Start Data shown
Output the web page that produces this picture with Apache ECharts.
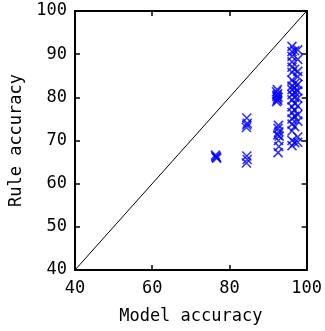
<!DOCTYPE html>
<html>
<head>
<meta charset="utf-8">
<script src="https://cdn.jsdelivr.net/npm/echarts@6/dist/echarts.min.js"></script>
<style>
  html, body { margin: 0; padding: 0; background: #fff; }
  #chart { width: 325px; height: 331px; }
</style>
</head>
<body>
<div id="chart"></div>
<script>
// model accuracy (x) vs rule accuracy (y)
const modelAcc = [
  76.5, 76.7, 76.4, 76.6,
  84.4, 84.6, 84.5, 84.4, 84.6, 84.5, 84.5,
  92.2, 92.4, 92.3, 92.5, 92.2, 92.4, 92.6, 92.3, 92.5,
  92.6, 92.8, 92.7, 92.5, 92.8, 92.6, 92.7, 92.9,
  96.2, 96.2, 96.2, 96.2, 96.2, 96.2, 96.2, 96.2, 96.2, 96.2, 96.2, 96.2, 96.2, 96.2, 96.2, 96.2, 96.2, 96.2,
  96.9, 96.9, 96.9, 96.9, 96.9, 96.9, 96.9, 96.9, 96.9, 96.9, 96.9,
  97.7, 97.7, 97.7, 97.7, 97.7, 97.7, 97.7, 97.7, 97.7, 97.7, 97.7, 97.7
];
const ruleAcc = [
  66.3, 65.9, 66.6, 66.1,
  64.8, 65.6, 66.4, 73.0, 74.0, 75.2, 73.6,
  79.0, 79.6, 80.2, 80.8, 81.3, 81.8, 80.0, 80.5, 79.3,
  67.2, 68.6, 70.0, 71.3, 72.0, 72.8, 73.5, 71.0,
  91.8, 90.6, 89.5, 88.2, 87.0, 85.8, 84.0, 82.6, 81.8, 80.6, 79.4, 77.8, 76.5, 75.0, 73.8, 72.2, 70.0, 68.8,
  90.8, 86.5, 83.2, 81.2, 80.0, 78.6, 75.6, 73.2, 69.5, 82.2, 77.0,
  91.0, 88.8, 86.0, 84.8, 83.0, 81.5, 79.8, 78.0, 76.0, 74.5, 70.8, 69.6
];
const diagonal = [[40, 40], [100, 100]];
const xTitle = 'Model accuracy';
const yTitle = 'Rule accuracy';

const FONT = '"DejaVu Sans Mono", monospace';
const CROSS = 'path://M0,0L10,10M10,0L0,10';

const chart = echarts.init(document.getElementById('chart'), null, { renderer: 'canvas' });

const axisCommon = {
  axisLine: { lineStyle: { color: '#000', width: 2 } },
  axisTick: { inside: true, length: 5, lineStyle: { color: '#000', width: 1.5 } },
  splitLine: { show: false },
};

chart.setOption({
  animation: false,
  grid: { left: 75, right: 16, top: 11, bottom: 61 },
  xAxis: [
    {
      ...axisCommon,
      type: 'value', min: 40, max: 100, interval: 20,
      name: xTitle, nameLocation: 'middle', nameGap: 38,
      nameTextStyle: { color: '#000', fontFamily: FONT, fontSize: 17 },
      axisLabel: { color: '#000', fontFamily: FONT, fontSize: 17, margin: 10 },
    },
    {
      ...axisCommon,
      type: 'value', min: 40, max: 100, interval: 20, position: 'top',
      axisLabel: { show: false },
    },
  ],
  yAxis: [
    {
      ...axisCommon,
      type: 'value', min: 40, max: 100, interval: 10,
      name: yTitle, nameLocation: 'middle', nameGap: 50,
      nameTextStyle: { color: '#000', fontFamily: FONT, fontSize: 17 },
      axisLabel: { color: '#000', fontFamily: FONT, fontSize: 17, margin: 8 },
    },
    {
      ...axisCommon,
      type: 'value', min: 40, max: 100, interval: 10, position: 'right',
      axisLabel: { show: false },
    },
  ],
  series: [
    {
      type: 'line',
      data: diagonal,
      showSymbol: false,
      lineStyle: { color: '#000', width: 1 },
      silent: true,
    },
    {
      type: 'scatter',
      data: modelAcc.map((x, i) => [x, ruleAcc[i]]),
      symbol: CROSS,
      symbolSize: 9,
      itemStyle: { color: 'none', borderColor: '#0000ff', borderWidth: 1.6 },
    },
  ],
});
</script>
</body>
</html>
End Data shown
**The problem:** Reproduce all of the material exactly, apart from the pictures.

**Answer to this task:**
Output the web page that produces this picture with Apache ECharts.
<!DOCTYPE html>
<html>
<head>
<meta charset="utf-8">
<script src="https://cdn.jsdelivr.net/npm/echarts@6/dist/echarts.min.js"></script>
<style>
  html, body { margin: 0; padding: 0; background: #fff; }
  #chart { width: 325px; height: 331px; }
</style>
</head>
<body>
<div id="chart"></div>
<script>
// model accuracy (x) vs rule accuracy (y)
const modelAcc = [
  76.5, 76.7, 76.4, 76.6,
  84.4, 84.6, 84.5, 84.4, 84.6, 84.5, 84.5,
  92.2, 92.4, 92.3, 92.5, 92.2, 92.4, 92.6, 92.3, 92.5,
  92.6, 92.8, 92.7, 92.5, 92.8, 92.6, 92.7, 92.9,
  96.2, 96.2, 96.2, 96.2, 96.2, 96.2, 96.2, 96.2, 96.2, 96.2, 96.2, 96.2, 96.2, 96.2, 96.2, 96.2, 96.2, 96.2,
  96.9, 96.9, 96.9, 96.9, 96.9, 96.9, 96.9, 96.9, 96.9, 96.9, 96.9,
  97.7, 97.7, 97.7, 97.7, 97.7, 97.7, 97.7, 97.7, 97.7, 97.7, 97.7, 97.7
];
const ruleAcc = [
  66.3, 65.9, 66.6, 66.1,
  64.8, 65.6, 66.4, 73.0, 74.0, 75.2, 73.6,
  79.0, 79.6, 80.2, 80.8, 81.3, 81.8, 80.0, 80.5, 79.3,
  67.2, 68.6, 70.0, 71.3, 72.0, 72.8, 73.5, 71.0,
  91.8, 90.6, 89.5, 88.2, 87.0, 85.8, 84.0, 82.6, 81.8, 80.6, 79.4, 77.8, 76.5, 75.0, 73.8, 72.2, 70.0, 68.8,
  90.8, 86.5, 83.2, 81.2, 80.0, 78.6, 75.6, 73.2, 69.5, 82.2, 77.0,
  91.0, 88.8, 86.0, 84.8, 83.0, 81.5, 79.8, 78.0, 76.0, 74.5, 70.8, 69.6
];
const diagonal = [[40, 40], [100, 100]];
const xTitle = 'Model accuracy';
const yTitle = 'Rule accuracy';

const FONT = '"DejaVu Sans Mono", monospace';
const CROSS = 'path://M0,0L10,10M10,0L0,10';

const chart = echarts.init(document.getElementById('chart'), null, { renderer: 'canvas' });

const axisCommon = {
  axisLine: { lineStyle: { color: '#000', width: 2 } },
  axisTick: { inside: true, length: 5, lineStyle: { color: '#000', width: 1.5 } },
  splitLine: { show: false },
};

chart.setOption({
  animation: false,
  grid: { left: 75, right: 16, top: 11, bottom: 61 },
  xAxis: [
    {
      ...axisCommon,
      type: 'value', min: 40, max: 100, interval: 20,
      name: xTitle, nameLocation: 'middle', nameGap: 38,
      nameTextStyle: { color: '#000', fontFamily: FONT, fontSize: 17 },
      axisLabel: { color: '#000', fontFamily: FONT, fontSize: 17, margin: 10 },
    },
    {
      ...axisCommon,
      type: 'value', min: 40, max: 100, interval: 20, position: 'top',
      axisLabel: { show: false },
    },
  ],
  yAxis: [
    {
      ...axisCommon,
      type: 'value', min: 40, max: 100, interval: 10,
      name: yTitle, nameLocation: 'middle', nameGap: 50,
      nameTextStyle: { color: '#000', fontFamily: FONT, fontSize: 17 },
      axisLabel: { color: '#000', fontFamily: FONT, fontSize: 17, margin: 8 },
    },
    {
      ...axisCommon,
      type: 'value', min: 40, max: 100, interval: 10, position: 'right',
      axisLabel: { show: false },
    },
  ],
  series: [
    {
      type: 'line',
      data: diagonal,
      showSymbol: false,
      lineStyle: { color: '#000', width: 1 },
      silent: true,
    },
    {
      type: 'scatter',
      data: modelAcc.map((x, i) => [x, ruleAcc[i]]),
      symbol: CROSS,
      symbolSize: 9,
      itemStyle: { color: 'none', borderColor: '#0000ff', borderWidth: 1.6 },
    },
  ],
});
</script>
</body>
</html>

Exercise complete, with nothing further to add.